Wyoming's representative endorsed a bill in the U.S. House that would require assessment of the combined impacts of Environmental Protection Agency regulations Friday. According to a release from the office of U.S. Rep. Cynthia Lummis, the EPA has gone too far.

Perspective of time:

"In the past 40 years, our population has grown 48 percent. Gross domestic product has increased 209 percent. And coal fueled electricity has increased by 184 percent, yet during that time, emissions from coal based electricity generation have dropped by 60 percent."

Rep. Lummis says the success doesn't benefit manufacturers.

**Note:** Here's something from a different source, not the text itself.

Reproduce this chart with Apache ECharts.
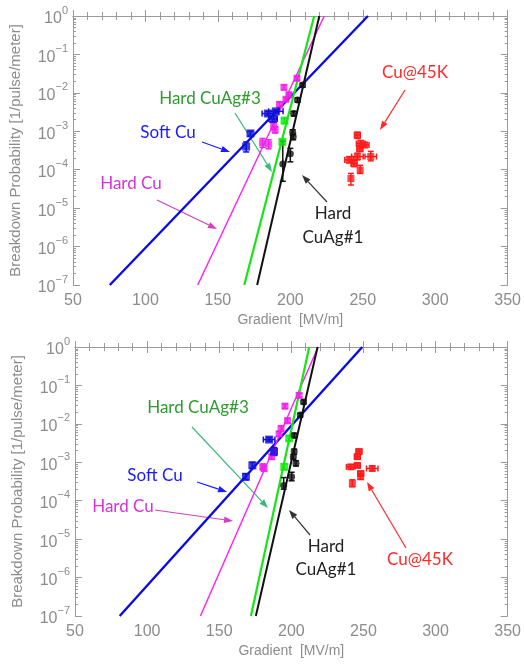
<!DOCTYPE html>
<html>
<head>
<meta charset="utf-8">
<script src="https://cdn.jsdelivr.net/npm/echarts@6/dist/echarts.min.js"></script>
<style>
html, body { margin: 0; padding: 0; background: #fff; }
#chart { width: 524px; height: 665px; }
</style>
</head>
<body>
<div id="chart"></div>
<script>
// [gradient, probability, x error, y low, y high]
var softCuTop = [[169.5, 4.0e-4, 0, 2.9e-4, 5.3e-4], [172.5, 8.8e-4, 0, 7.5e-4, 1.0e-3], [184.5, 2.9e-3, 4, 2.6e-3, 3.3e-3], [188, 2.1e-3, 3, 1.7e-3, 2.5e-3], [190, 3.3e-3, 5, 3.0e-3, 3.6e-3]];
var hardCuTop = [[180.8, 5.0e-4, 0, 3.8e-4, 6.5e-4], [185, 4.6e-4, 0, 3.5e-4, 6.0e-4], [188.5, 1.4e-3, 0, 1.1e-3, 1.8e-3], [189.5, 1.1e-3, 0, 9e-4, 1.3e-3], [192.5, 5.0e-3, 0, 4.3e-3, 5.8e-3], [195.6, 1.4e-2, 0, 1.2e-2, 1.6e-2], [197, 6.8e-3, 0, 6.0e-3, 7.6e-3], [199, 9.0e-3, 0, 8.0e-3, 1.0e-2], [204.6, 2.4e-2, 0, 2.1e-2, 2.7e-2]];
var cuAg3Top = [[194.5, 5.3e-4, 0, 4.6e-4, 6.0e-4], [196, 1.9e-3, 0, 1.6e-3, 2.2e-3]];
var cuAg1Top = [[194.8, 1.4e-4, 0, 5e-5, 5.5e-4], [200, 2.6e-4, 0, 1.6e-4, 3.6e-4], [201.6, 9.5e-4, 0, 8e-4, 1.1e-3], [202, 7.2e-4, 0, 6e-4, 8.5e-4], [202.3, 2.9e-3, 0, 2.5e-3, 3.3e-3], [205, 6.5e-3, 0, 5.7e-3, 7.4e-3], [208.5, 1.6e-2, 0, 1.4e-2, 1.8e-2]];
var cu45kTop = [[246.3, 7.9e-4, 2, 6.5e-4, 9.5e-4], [248.6, 4.8e-4, 3, 4.0e-4, 5.8e-4], [248, 3.5e-4, 2, 3.0e-4, 4.1e-4], [251.3, 4.4e-4, 3, 3.8e-4, 5.1e-4], [240.6, 1.8e-4, 3, 1.5e-4, 2.2e-4], [246.3, 2.2e-4, 4, 1.8e-4, 2.7e-4], [255.5, 2.2e-4, 4, 1.7e-4, 3.0e-4], [248.2, 9.8e-5, 0, 8e-5, 1.3e-4], [241.8, 5.9e-5, 0, 4e-5, 8e-5], [244, 1.45e-4, 2, 1.2e-4, 1.75e-4]];

var softCuBot = [[168.5, 4.2e-4, 0, 3.5e-4, 5.0e-4], [173, 8.3e-4, 0, 7.0e-4, 1.0e-3], [184.6, 3.9e-3, 4, 3.5e-3, 4.4e-3], [188, 1.9e-3, 0, 1.5e-3, 2.4e-3]];
var hardCuBot = [[180.2, 7.6e-4, 0, 6.5e-4, 9e-4], [181.1, 6.9e-4, 0, 6e-4, 8e-4], [186.4, 1.4e-3, 0, 1.2e-3, 1.6e-3], [188.2, 1.9e-3, 0, 1.6e-3, 2.2e-3], [191.5, 5.5e-3, 0, 4.7e-3, 6.3e-3], [192.9, 7.6e-3, 0, 6.5e-3, 8.8e-3], [195.6, 2.9e-2, 0, 2.5e-2, 3.3e-2], [197.4, 1.2e-2, 0, 1.05e-2, 1.4e-2], [205.4, 5.5e-2, 0, 4.8e-2, 6.3e-2]];
var cuAg3Bot = [[195.1, 7.6e-4, 0, 6.5e-4, 9e-4], [198.5, 4.2e-3, 0, 3.6e-3, 4.8e-3]];
var cuAg1Bot = [[194.7, 2.5e-4, 0, 2e-4, 4e-4], [200.2, 4.2e-4, 0, 3.3e-4, 5.5e-4], [203.2, 9.3e-4, 0, 8e-4, 1.1e-3], [201.4, 1.4e-3, 0, 1.2e-3, 1.6e-3], [202, 1.9e-3, 0, 1.6e-3, 2.2e-3], [202, 5.0e-3, 0, 4.4e-3, 5.7e-3], [206.2, 1.7e-2, 0, 1.5e-2, 1.9e-2], [208.5, 3.7e-2, 0, 3.3e-2, 4.2e-2]];
var cu45kBot = [[246.9, 1.9e-3, 2, 1.6e-3, 2.2e-3], [245.8, 1.4e-3, 2, 1.2e-3, 1.6e-3], [241.2, 7.6e-4, 3, 6.6e-4, 8.7e-4], [245.8, 8.3e-4, 2, 7.2e-4, 9.5e-4], [256.1, 6.9e-4, 4, 6e-4, 8e-4], [248.1, 5.1e-4, 2, 4.4e-4, 5.9e-4], [242.3, 2.8e-4, 0, 2.3e-4, 3.5e-4], [248.1, 4.2e-4, 0, 3.6e-4, 4.9e-4]];

// fitted lines, [gradient at 1e-7, gradient at 1]
var fitTop = { soft: [75.4, 253.6], hard: [136.1, 223.4], ag3: [168.2, 216.5], ag1: [177.1, 220] };
var fitBot = { soft: [81, 249.2], hard: [137, 218.6], ag3: [172, 212.4], ag1: [175.4, 218.2] };

var xTicks = [50, 100, 150, 200, 250, 300, 350];
var yDecades = [-7, -6, -5, -4, -3, -2, -1, 0];

var BLUE = '#0a0ae6', MAG = '#ff1aff', GREEN = '#14e614', BLACK = '#111', RED = '#ff1a1a';
var AXC = '#9a9a9a', LBC = '#8c8c8c';

var minorVals = [];
yDecades.slice(0, -1).forEach(function (d) {
  for (var k = 2; k <= 9; k++) minorVals.push(d + Math.log10(k));
});

var chart = echarts.init(document.getElementById('chart'));

function supLabel(v) {
  var e = Math.round(Math.log10(v));
  return '{b|10}{s|' + (e < 0 ? '\u2212' + (-e) : e) + '}';
}

var grids = [
  { left: 73, top: 16, width: 437, height: 269 },
  { left: 75, top: 347, width: 435, height: 269 }
];

var xAxes = [], yAxes = [];
grids.forEach(function (g, i) {
  xAxes.push({
    gridIndex: i, type: 'value', min: xTicks[0], max: xTicks[xTicks.length - 1], interval: 50,
    name: 'Gradient  [MV/m]', nameLocation: 'middle', nameGap: 28,
    nameTextStyle: { color: LBC, fontSize: 14, fontFamily: 'Liberation Sans' },
    axisLine: { lineStyle: { color: AXC } },
    axisTick: { inside: true, length: 6, lineStyle: { color: AXC } },
    minorTick: { show: true, splitNumber: 5, length: 4, lineStyle: { color: AXC } },
    axisLabel: { color: LBC, fontSize: 16, fontFamily: 'Liberation Sans', margin: 8 },
    splitLine: { show: false }
  });
  xAxes.push({
    gridIndex: i, type: 'value', position: 'top', min: xTicks[0], max: xTicks[xTicks.length - 1], interval: 50,
    axisLine: { lineStyle: { color: AXC } },
    axisTick: { inside: true, length: 6, lineStyle: { color: AXC } },
    minorTick: { show: true, splitNumber: 5, length: 4, lineStyle: { color: AXC } },
    axisLabel: { show: false }, splitLine: { show: false }
  });
  yAxes.push({
    gridIndex: i, type: 'log', min: 1e-7, max: 1, splitNumber: 7,
    name: 'Breakdown Probability [1/pulse/meter]', nameLocation: 'middle', nameGap: 50,
    nameTextStyle: { color: LBC, fontSize: 15, fontFamily: 'Liberation Sans' },
    axisLine: { lineStyle: { color: AXC } },
    axisTick: { inside: true, length: 7, lineStyle: { color: AXC } },
    axisLabel: {
      formatter: supLabel, margin: 5,
      rich: {
        b: { color: LBC, fontSize: 16, fontFamily: 'Liberation Sans', lineHeight: 22, verticalAlign: 'bottom' },
        s: { color: LBC, fontSize: 11, fontFamily: 'Liberation Sans', lineHeight: 22, verticalAlign: 'top' }
      }
    },
    splitLine: { show: false }
  });
  yAxes.push({
    gridIndex: i, type: 'value', min: -7, max: 0, position: 'left',
    axisLine: { show: false },
    axisTick: { inside: true, length: 3, customValues: minorVals, lineStyle: { color: AXC } },
    axisLabel: { show: false }, splitLine: { show: false }
  });
  yAxes.push({
    gridIndex: i, type: 'value', min: -7, max: 0, position: 'right',
    axisLine: { show: true, lineStyle: { color: AXC } },
    axisTick: { inside: true, length: 3, customValues: minorVals, lineStyle: { color: AXC } },
    axisLabel: { show: false }, splitLine: { show: false }
  });
  yAxes.push({
    gridIndex: i, type: 'value', min: -7, max: 0, position: 'right',
    axisLine: { show: false },
    axisTick: { inside: true, length: 7, customValues: yDecades, lineStyle: { color: AXC } },
    axisLabel: { show: false }, splitLine: { show: false }
  });
});

function errRender(params, api) {
  var x = api.value(0), y = api.value(1), dx = api.value(2), lo = api.value(3), hi = api.value(4);
  var st = { stroke: api.visual('color'), lineWidth: 1.5 };
  var kids = [];
  if (hi > lo) {
    var a = api.coord([x, lo]), b = api.coord([x, hi]);
    kids.push({ type: 'line', shape: { x1: a[0], y1: a[1], x2: b[0], y2: b[1] }, style: st });
    kids.push({ type: 'line', shape: { x1: a[0] - 3, y1: a[1], x2: a[0] + 3, y2: a[1] }, style: st });
    kids.push({ type: 'line', shape: { x1: b[0] - 3, y1: b[1], x2: b[0] + 3, y2: b[1] }, style: st });
  }
  if (dx > 0) {
    var l = api.coord([x - dx, y]), r = api.coord([x + dx, y]);
    kids.push({ type: 'line', shape: { x1: l[0], y1: l[1], x2: r[0], y2: r[1] }, style: st });
    kids.push({ type: 'line', shape: { x1: l[0], y1: l[1] - 3, x2: l[0], y2: l[1] + 3 }, style: st });
    kids.push({ type: 'line', shape: { x1: r[0], y1: r[1] - 3, x2: r[0], y2: r[1] + 3 }, style: st });
  }
  return { type: 'group', children: kids };
}

var series = [];
function addPanel(i, fit, sets) {
  var xi = i * 2, yi = i * 4;
  var lines = [['soft', BLUE, 2.4], ['hard', MAG, 1.4], ['ag3', GREEN, 2.2], ['ag1', BLACK, 2]];
  lines.forEach(function (L) {
    series.push({
      type: 'line', xAxisIndex: xi, yAxisIndex: yi, symbol: 'none', silent: true,
      lineStyle: { color: L[1], width: L[2] }, z: 2,
      data: [[fit[L[0]][0], 1e-7], [fit[L[0]][1], 1]]
    });
  });
  sets.forEach(function (s) {
    series.push({
      type: 'custom', xAxisIndex: xi, yAxisIndex: yi, renderItem: errRender,
      itemStyle: { color: s[1] }, encode: { x: 0, y: 1 }, data: s[0], z: 3, silent: true
    });
    series.push({
      type: 'scatter', xAxisIndex: xi, yAxisIndex: yi, symbol: s[2], symbolSize: s[3],
      itemStyle: { color: s[1] }, data: s[0].map(function (p) { return [p[0], p[1]]; }), z: 4, silent: true
    });
  });
}
addPanel(0, fitTop, [
  [hardCuTop, '#f020e8', 'rect', 7], [softCuTop, '#1010d8', 'rect', 8], [cuAg3Top, GREEN, 'rect', 8],
  [cuAg1Top, BLACK, 'circle', 7], [cu45kTop, RED, 'rect', 7]
]);
addPanel(1, fitBot, [
  [hardCuBot, '#f020e8', 'rect', 7], [softCuBot, '#1010d8', 'rect', 8], [cuAg3Bot, GREEN, 'rect', 8],
  [cuAg1Bot, BLACK, 'circle', 7], [cu45kBot, RED, 'rect', 7]
]);

var FONT = 'Lato';
function label(text, x, y, color) {
  return { type: 'text', x: x, y: y, z: 10, style: { text: text, fill: color, font: '17px ' + FONT, align: 'center', verticalAlign: 'middle' } };
}
function arrow(x1, y1, x2, y2, color) {
  var ang = Math.atan2(y2 - y1, x2 - x1), len = 9, w = 3.2;
  var bx = x2 - len * Math.cos(ang), by = y2 - len * Math.sin(ang);
  var px = -Math.sin(ang) * w, py = Math.cos(ang) * w;
  return {
    type: 'group', z: 10, children: [
      { type: 'line', shape: { x1: x1, y1: y1, x2: bx, y2: by }, style: { stroke: color, lineWidth: 1.2 } },
      { type: 'polygon', shape: { points: [[x2, y2], [bx + px, by + py], [bx - px, by - py]] }, style: { fill: color } }
    ]
  };
}

var TXG = '#2f9a2f', TXB = '#1a1aff', TXM = '#d633d6', TXR = '#ff2a2a', TXK = '#222';
var graphics = [
  label('Hard CuAg#3', 210, 99, TXG), arrow(235, 113, 272, 172, '#3cb87a'),
  label('Soft Cu', 168, 133, TXB), arrow(202, 142, 230, 152, TXB),
  label('Hard Cu', 131, 184, TXM), arrow(157, 200, 217, 229, '#d040c0'),
  label('Cu@45K', 415, 73, TXR), arrow(405, 90, 380, 130, TXR),
  label('Hard', 333, 214, TXK), label('CuAg#1', 333, 238, TXK), arrow(327, 202, 302, 175, '#333'),

  label('Hard CuAg#3', 198, 408, TXG), arrow(192, 427, 268, 508, '#3cb87a'),
  label('Soft Cu', 155, 476, TXB), arrow(197, 482, 227, 492, TXB),
  label('Hard Cu', 123, 507, TXM), arrow(155, 510, 233, 521, '#d040c0'),
  label('Cu@45K', 420, 560, TXR), arrow(406, 548, 367, 482, TXR),
  label('Hard', 326, 547, TXK), label('CuAg#1', 326, 570, TXK), arrow(310, 535, 289, 510, '#333')
];

chart.setOption({
  animation: false,
  backgroundColor: '#fff',
  grid: grids,
  xAxis: xAxes,
  yAxis: yAxes,
  series: series,
  graphic: graphics
});
</script>
</body>
</html>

Regulation squeeze continues:

"Despite this success, EPA is still pushing for the most expensive rules ever imposed on utilities, every single dime of which isn't paid by the utilities; it's paid by everyday Americans who use electricity, and by America's manufacturers."

Rep. Lummis said that energy costs are part of the equation.

Low-cost electricity for manufacturers:

"Raising energy costs would remove one of the few remaining advantages that U.S. manufacturing has over low-cost foreign competitors."

H.R. 2401:

· Will require an interagency committee to assess the combined impacts of recent large environmental regulations. It will analyze global economic competitiveness of the United States and the effect of regulations on electricity prices, fuel prices, employment, and the reliability of the electricity supply.

· Will assess how regulations affect consumers, small businesses, state, local and tribal governments, local and industry-specific labor markets and agriculture.

· Will delay implementation of EPA's controversial Utility MACT rule and new transport rule to ensure that the economic impacts of these two major rules in conjunction with other EPA rules are fully understood.

· Will not prevent EPA from continuing to develop regulations.

· Will not limit the Environmental Protection Agency’s authority to protect public health and welfare in any way because the bill does nothing to halt EPA's current authority to regulate emissions.

· Will not compel any legal regulatory framework to be based upon the final analysis.